The film that brought to life Fannie Flagg’s beloved novel Fried Green Tomatoes at the Whistle Stop Café turns twenty-five in December. Here are five ways to celebrate the milestone

Illustration: Tim Bower


Order a plate of…

After filming wrapped in Juliette, Georgia, locals saw a business opportunity and turned the Whistle Stop Café set into a working eatery. You can order fried green tomatoes on a salad or a sandwich, or as an appetizer with house-made radish sauce. Just please honor the restaurant’s typed request: Don’t steal the menu as a souvenir.

 

Then order another 

When Fannie Flagg was growing up, her great-aunt Bess Fortenberry ran the tiny Irondale Café just outside Birmingham, Alabama. The author used it as inspiration for her fictional restaurant. Today, the cooks at the First Avenue storefront estimate they fry between six hundred and eight hundred slices of green tomatoes each day.

 

Visit Senoia, Georgia

Golden camera plaques stud the sidewalks of this little community south of Atlanta to commemorate the TV shows and movies filmed here—most recently the Walking Dead series. Drive along Bridge Street to spot the Travis-McDaniel House, which appeared in Fried Green Tomatoes as the exterior of the Threadgoode family home.
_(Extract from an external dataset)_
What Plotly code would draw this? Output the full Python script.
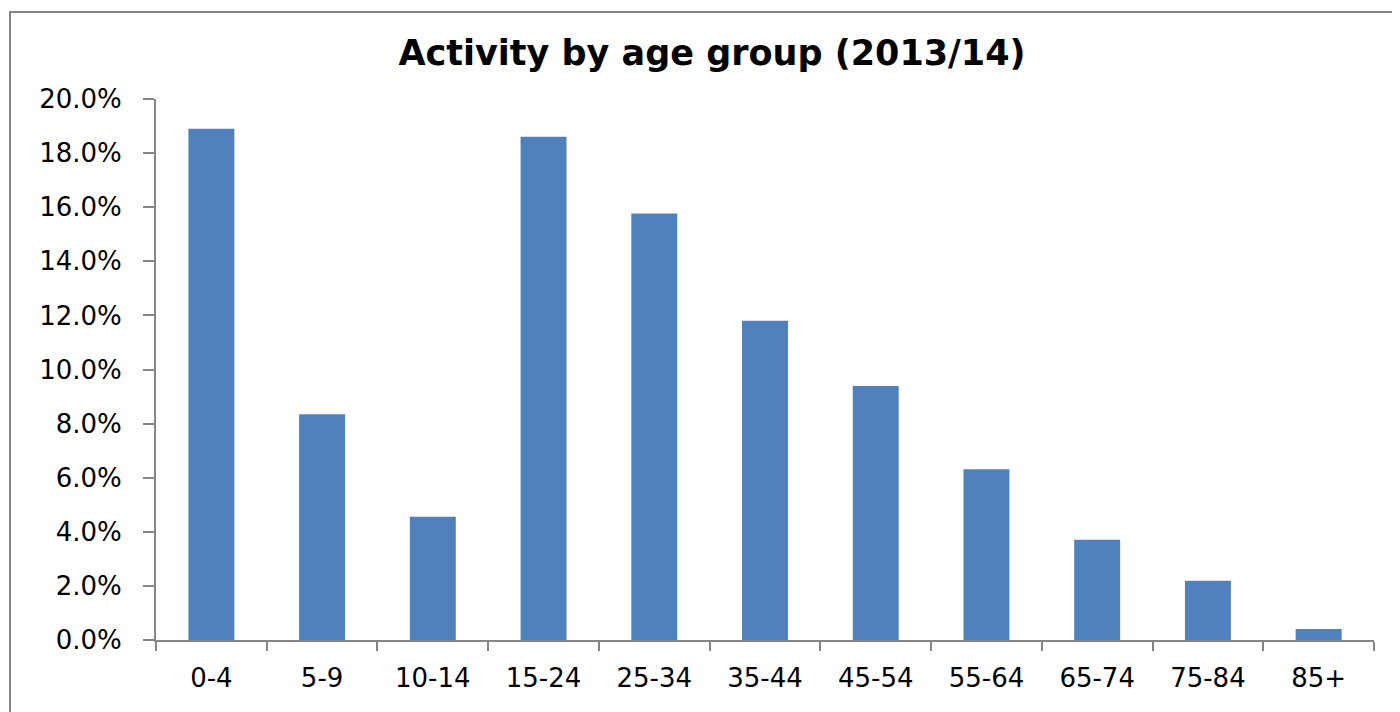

Just across the road, you’ll recognize the bridge and railroad, too.

 

Spot the train

The locomotive that powered the Crescent passenger line featured in the film is now undergoing restoration at the Southeastern Railway Museum in Duluth, Georgia. There’s also a new historic marker in downtown Auburn, Alabama, on the route the famous train traveled for forty-five years.

 

Host a screening

Get the popcorn ready. This fall, Universal Studios Home Entertainment rereleased a DVD of the film with deleted scenes and outtakes, so you can relive “Towanda!” again and again.